* [DIRECTIONS]: In the listing below, count each line containing "this" and answer with the count only.

* [EXERCISE INPUT]:
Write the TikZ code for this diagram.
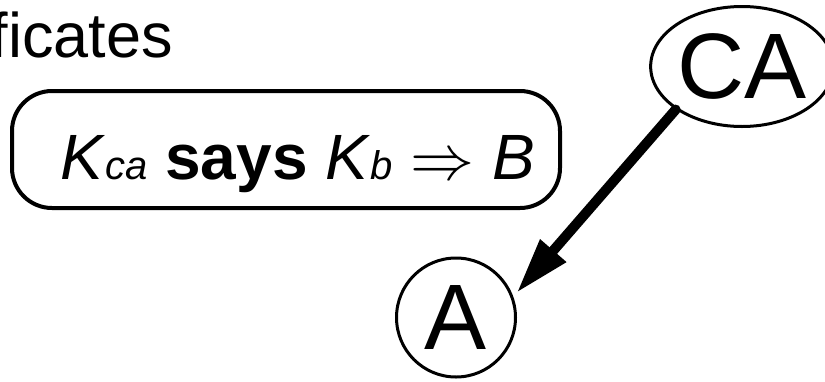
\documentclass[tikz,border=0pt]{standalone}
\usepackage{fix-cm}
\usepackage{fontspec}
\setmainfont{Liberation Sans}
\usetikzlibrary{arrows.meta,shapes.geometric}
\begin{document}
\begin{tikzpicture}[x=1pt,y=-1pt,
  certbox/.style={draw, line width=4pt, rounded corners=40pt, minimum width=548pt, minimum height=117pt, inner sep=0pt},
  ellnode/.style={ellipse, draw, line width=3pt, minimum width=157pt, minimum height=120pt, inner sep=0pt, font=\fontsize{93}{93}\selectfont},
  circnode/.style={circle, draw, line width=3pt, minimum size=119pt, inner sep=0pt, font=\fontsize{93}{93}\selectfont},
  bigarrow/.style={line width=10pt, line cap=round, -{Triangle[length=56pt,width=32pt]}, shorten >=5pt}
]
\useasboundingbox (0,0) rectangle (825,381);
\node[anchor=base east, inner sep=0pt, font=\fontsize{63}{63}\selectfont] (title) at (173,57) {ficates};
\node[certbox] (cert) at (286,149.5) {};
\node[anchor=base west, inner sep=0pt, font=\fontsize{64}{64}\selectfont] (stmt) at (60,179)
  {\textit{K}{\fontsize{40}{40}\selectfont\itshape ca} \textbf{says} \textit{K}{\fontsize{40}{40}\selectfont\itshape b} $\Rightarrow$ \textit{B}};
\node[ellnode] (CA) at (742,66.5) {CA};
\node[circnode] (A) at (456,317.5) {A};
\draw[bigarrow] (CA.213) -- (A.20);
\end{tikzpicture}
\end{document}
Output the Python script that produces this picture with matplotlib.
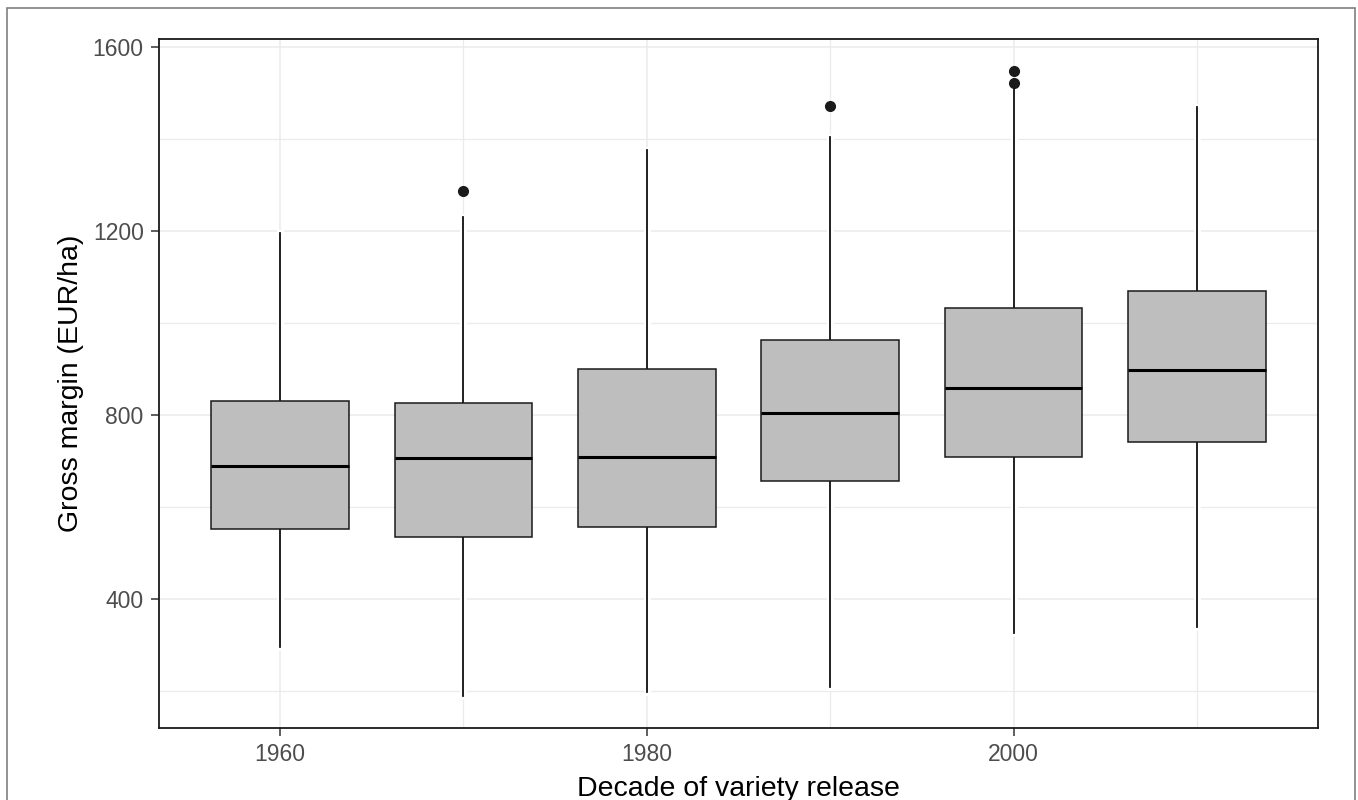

* [SOLUTION]: 2